[START MATERIAL]

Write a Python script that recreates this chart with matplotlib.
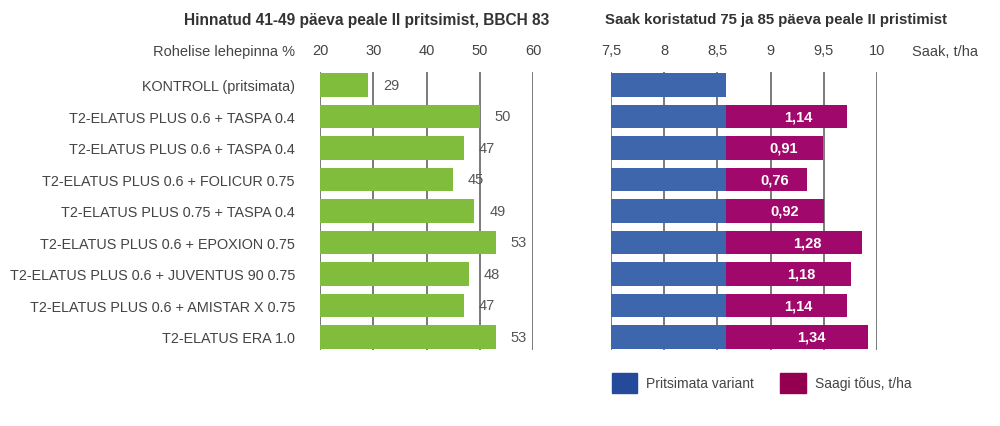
import matplotlib
matplotlib.use("Agg")
import matplotlib.pyplot as plt
from matplotlib.patches import Patch

plt.rcParams['font.family'] = ['Liberation Sans', 'DejaVu Sans']

categories = ["KONTROLL (pritsimata)",
              "T2-ELATUS PLUS 0.6 + TASPA 0.4",
              "T2-ELATUS PLUS 0.6 + TASPA 0.4",
              "T2-ELATUS PLUS 0.6 + FOLICUR 0.75",
              "T2-ELATUS PLUS 0.75 + TASPA 0.4",
              "T2-ELATUS PLUS 0.6 + EPOXION 0.75",
              "T2-ELATUS PLUS 0.6 + JUVENTUS 90 0.75",
              "T2-ELATUS PLUS 0.6 + AMISTAR X 0.75",
              "T2-ELATUS ERA 1.0"]
green_area = [29, 50, 47, 45, 49, 53, 48, 47, 53]
base_yield = [8.58, 8.58, 8.58, 8.58, 8.58, 8.58, 8.58, 8.58, 8.58]
yield_increase = [0, 1.14, 0.91, 0.76, 0.92, 1.28, 1.18, 1.14, 1.34]
left_ticks = [20, 30, 40, 50, 60]
right_ticks = [7.5, 8, 8.5, 9, 9.5, 10]
right_ticklabels = ["7,5", "8", "8,5", "9", "9,5", "10"]

GREEN = "#80bd3c"
BLUE = "#3d66ad"
MAGENTA = "#a0096b"
GRID = "#707070"
TXT = "#444444"

fig = plt.figure(figsize=(10, 4.27), dpi=100)
bottom = 1 - 350.6 / 427
height = (350.6 - 73.4) / 427
ax1 = fig.add_axes([0.320, bottom, 0.213, height])
ax2 = fig.add_axes([0.611, bottom, 0.266, height])

rows = list(range(len(categories)))

# left chart - green leaf area
for t in left_ticks:
    ax1.axvline(t, color=GRID, lw=1.3, zorder=0)
ax1.barh(rows, [v - 20 for v in green_area], left=20, height=0.75, color=GREEN, zorder=2)
for r, v in zip(rows, green_area):
    ax1.text(v + 2.8, r, str(v), va="center", ha="left", fontsize=10.5, color="#555555")
ax1.set_xlim(20, 60)
ax1.set_ylim(8.4, -0.4)
ax1.set_xticks(left_ticks)
ax1.set_yticks(rows)
ax1.set_yticklabels(categories)

# right chart - yield
for t in right_ticks:
    ax2.axvline(t, color=GRID, lw=1.3, zorder=0)
ax2.barh(rows, [b - 7.5 for b in base_yield], left=7.5, height=0.75, color=BLUE, zorder=2)
for r, b, inc in zip(rows, base_yield, yield_increase):
    if inc > 0:
        ax2.barh(r, inc, left=b, height=0.75, color=MAGENTA, zorder=2)
        ax2.text(b + inc * 0.6, r, f"{inc:.2f}".replace(".", ","), va="center", ha="center",
                 fontsize=10.5, color="white", fontweight="bold", zorder=3)
ax2.set_xlim(7.5, 10)
ax2.set_ylim(8.4, -0.4)
ax2.set_xticks(right_ticks)
ax2.set_xticklabels(right_ticklabels)
ax2.set_yticks([])

for ax in (ax1, ax2):
    for s in ax.spines.values():
        s.set_visible(False)
    ax.xaxis.tick_top()
    ax.tick_params(axis="x", length=0, pad=11, labelsize=10.5, labelcolor=TXT)
    ax.tick_params(axis="y", length=0, pad=18, labelsize=10.4, labelcolor=TXT)

fig.text(0.295, 1 - 52 / 427, "Rohelise lehepinna %", ha="right", va="center", fontsize=10.5, color=TXT)
fig.text(0.912, 1 - 52 / 427, "Saak, t/ha", ha="left", va="center", fontsize=10.5, color=TXT)
fig.text(0.367, 1 - 20 / 427, "Hinnatud 41-49 päeva peale II pritsimist, BBCH 83",
         ha="center", va="center", fontsize=11.2, fontweight="bold", color="#333333")
fig.text(0.605, 1 - 20 / 427, "Saak koristatud 75 ja 85 päeva peale II pristimist",
         ha="left", va="center", fontsize=10.8, fontweight="bold", color="#333333")

handles = [Patch(facecolor="#244a9c", edgecolor="#244a9c", label="Pritsimata variant"),
           Patch(facecolor="#93004f", edgecolor="#93004f", label="Saagi tõus, t/ha")]
leg = fig.legend(handles=handles, loc="center left", bbox_to_anchor=(0.599, 1 - 384 / 427),
                 ncol=2, frameon=False, fontsize=10.0, handlelength=1.85, handleheight=1.9,
                 handletextpad=0.65, columnspacing=1.9)
for t in leg.get_texts():
    t.set_color(TXT)

fig.savefig("out.png", dpi=100)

[END MATERIAL]

WHAT IS ASKED:
Every line should be retyped exactly, with the pictures omitted.

SOLUTION:
Write a Python script that recreates this chart with matplotlib.
import matplotlib
matplotlib.use("Agg")
import matplotlib.pyplot as plt
from matplotlib.patches import Patch

plt.rcParams['font.family'] = ['Liberation Sans', 'DejaVu Sans']

categories = ["KONTROLL (pritsimata)",
              "T2-ELATUS PLUS 0.6 + TASPA 0.4",
              "T2-ELATUS PLUS 0.6 + TASPA 0.4",
              "T2-ELATUS PLUS 0.6 + FOLICUR 0.75",
              "T2-ELATUS PLUS 0.75 + TASPA 0.4",
              "T2-ELATUS PLUS 0.6 + EPOXION 0.75",
              "T2-ELATUS PLUS 0.6 + JUVENTUS 90 0.75",
              "T2-ELATUS PLUS 0.6 + AMISTAR X 0.75",
              "T2-ELATUS ERA 1.0"]
green_area = [29, 50, 47, 45, 49, 53, 48, 47, 53]
base_yield = [8.58, 8.58, 8.58, 8.58, 8.58, 8.58, 8.58, 8.58, 8.58]
yield_increase = [0, 1.14, 0.91, 0.76, 0.92, 1.28, 1.18, 1.14, 1.34]
left_ticks = [20, 30, 40, 50, 60]
right_ticks = [7.5, 8, 8.5, 9, 9.5, 10]
right_ticklabels = ["7,5", "8", "8,5", "9", "9,5", "10"]

GREEN = "#80bd3c"
BLUE = "#3d66ad"
MAGENTA = "#a0096b"
GRID = "#707070"
TXT = "#444444"

fig = plt.figure(figsize=(10, 4.27), dpi=100)
bottom = 1 - 350.6 / 427
height = (350.6 - 73.4) / 427
ax1 = fig.add_axes([0.320, bottom, 0.213, height])
ax2 = fig.add_axes([0.611, bottom, 0.266, height])

rows = list(range(len(categories)))

# left chart - green leaf area
for t in left_ticks:
    ax1.axvline(t, color=GRID, lw=1.3, zorder=0)
ax1.barh(rows, [v - 20 for v in green_area], left=20, height=0.75, color=GREEN, zorder=2)
for r, v in zip(rows, green_area):
    ax1.text(v + 2.8, r, str(v), va="center", ha="left", fontsize=10.5, color="#555555")
ax1.set_xlim(20, 60)
ax1.set_ylim(8.4, -0.4)
ax1.set_xticks(left_ticks)
ax1.set_yticks(rows)
ax1.set_yticklabels(categories)

# right chart - yield
for t in right_ticks:
    ax2.axvline(t, color=GRID, lw=1.3, zorder=0)
ax2.barh(rows, [b - 7.5 for b in base_yield], left=7.5, height=0.75, color=BLUE, zorder=2)
for r, b, inc in zip(rows, base_yield, yield_increase):
    if inc > 0:
        ax2.barh(r, inc, left=b, height=0.75, color=MAGENTA, zorder=2)
        ax2.text(b + inc * 0.6, r, f"{inc:.2f}".replace(".", ","), va="center", ha="center",
                 fontsize=10.5, color="white", fontweight="bold", zorder=3)
ax2.set_xlim(7.5, 10)
ax2.set_ylim(8.4, -0.4)
ax2.set_xticks(right_ticks)
ax2.set_xticklabels(right_ticklabels)
ax2.set_yticks([])

for ax in (ax1, ax2):
    for s in ax.spines.values():
        s.set_visible(False)
    ax.xaxis.tick_top()
    ax.tick_params(axis="x", length=0, pad=11, labelsize=10.5, labelcolor=TXT)
    ax.tick_params(axis="y", length=0, pad=18, labelsize=10.4, labelcolor=TXT)

fig.text(0.295, 1 - 52 / 427, "Rohelise lehepinna %", ha="right", va="center", fontsize=10.5, color=TXT)
fig.text(0.912, 1 - 52 / 427, "Saak, t/ha", ha="left", va="center", fontsize=10.5, color=TXT)
fig.text(0.367, 1 - 20 / 427, "Hinnatud 41-49 päeva peale II pritsimist, BBCH 83",
         ha="center", va="center", fontsize=11.2, fontweight="bold", color="#333333")
fig.text(0.605, 1 - 20 / 427, "Saak koristatud 75 ja 85 päeva peale II pristimist",
         ha="left", va="center", fontsize=10.8, fontweight="bold", color="#333333")

handles = [Patch(facecolor="#244a9c", edgecolor="#244a9c", label="Pritsimata variant"),
           Patch(facecolor="#93004f", edgecolor="#93004f", label="Saagi tõus, t/ha")]
leg = fig.legend(handles=handles, loc="center left", bbox_to_anchor=(0.599, 1 - 384 / 427),
                 ncol=2, frameon=False, fontsize=10.0, handlelength=1.85, handleheight=1.9,
                 handletextpad=0.65, columnspacing=1.9)
for t in leg.get_texts():
    t.set_color(TXT)

fig.savefig("out.png", dpi=100)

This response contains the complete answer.